Pezeshkian, the sole candidate not associated with the conservative faction, serves as a lawmaker representing the northwestern city of Tabriz in parliament. He has previously served as deputy speaker of parliament and, before that, as health minister.

Pezeshkian’s endorsement by the Guardian Council may be an effort by authorities to boost voter participation, which has notably declined in recent elections.

During the 2021 election, which resulted in Raisi’s presidency, the Guardian Council disqualified potential contenders who could have posed a challenge to Raisi. That election saw a record low turnout of just 48.8 percent. The Islamic Republic has traditionally relied on voter turnout to demonstrate its legitimacy.

Another contender is Tehran mayor Alireza Zakani, who registered for the 2021 election but ultimately withdrew from the presidential race to endorse Raisi’s candidacy.

Zakani indicated on Sunday that he does not intend to withdraw from the race this time, saying in a post on the social media platform X: “In the 2024 election, I will stay and compete until the end to continue the path of [Raisi].”

Other approved candidates include incumbent vice president and head of the Martyrs’ Foundation Amirhossein Ghazizadeh-Hashemi, who competed in the 2021 presidential race but garnered the fewest votes among four candidates, along with former interior minister and cleric Mostafa Pourmohammadi.

Who has been disqualified?

Initially, 80 Iranians registered their candidacies for the June 28 election.

The best-known candidate was Mahmoud Ahmadinejad, who, at 67, aimed to return to the presidency, a position he held for two consecutive terms from 2005 to 2013. Ahmadinejad has been disqualified for the third time, following his unsuccessful bids in the 2017 and 2021 presidential elections.
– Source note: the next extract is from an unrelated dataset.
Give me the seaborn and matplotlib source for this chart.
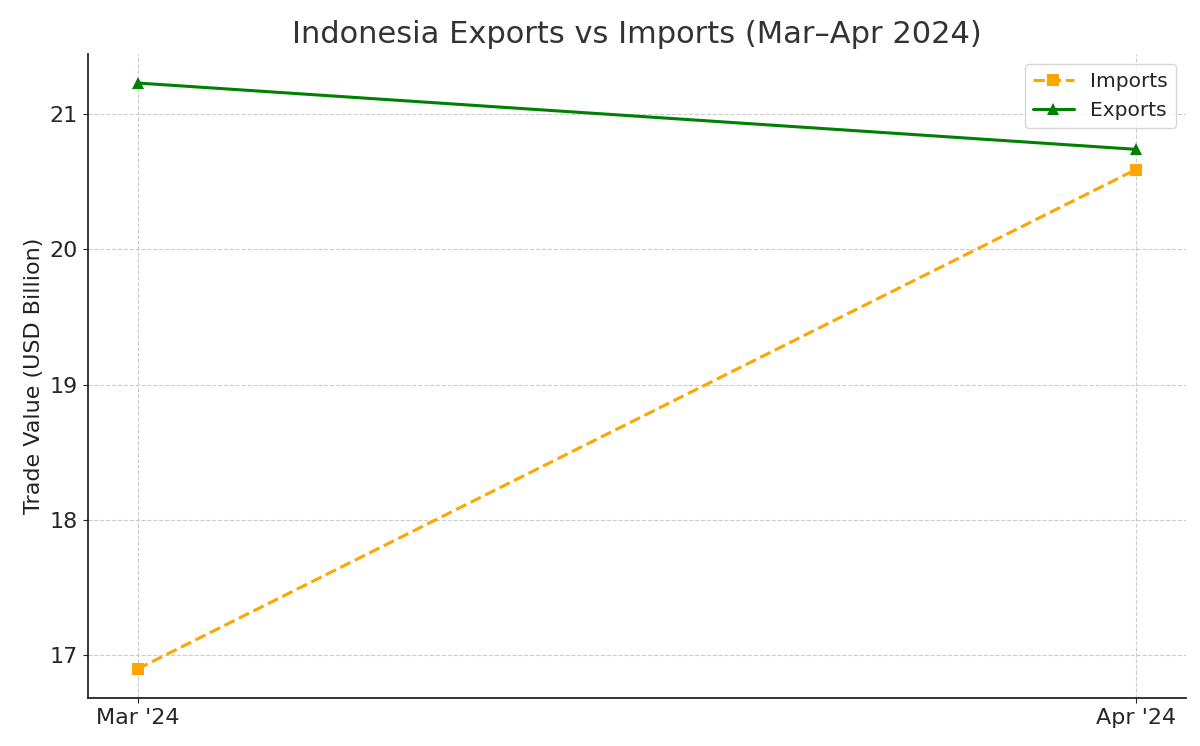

Ahmadinejad, once a favored ally of Supreme Leader Khamenei, fell out of favor with the supreme leader during his second term and has been sidelined ever since.

Another prominent figure disqualified is Ali Larijani, a former speaker of parliament now considered a “moderate” in Iranian politics. Larijani faced disqualification in the 2021 election as well.

Other disqualified candidates include former central bank governor Abdolnasser Hemmati, who ran in 2021 but lost to Raisi; former vice president Eshaq Jahangiri, who was also disqualified in 2021; and former Islamic Revolutionary Guard Corps (IRGC) commander Vahid Haghanian.

In Iran, the supreme leader, rather than the president, holds ultimate authority over all state matters, including foreign policy and the nuclear program. Khamenei, 85, has been Iran’s supreme leader since 1989.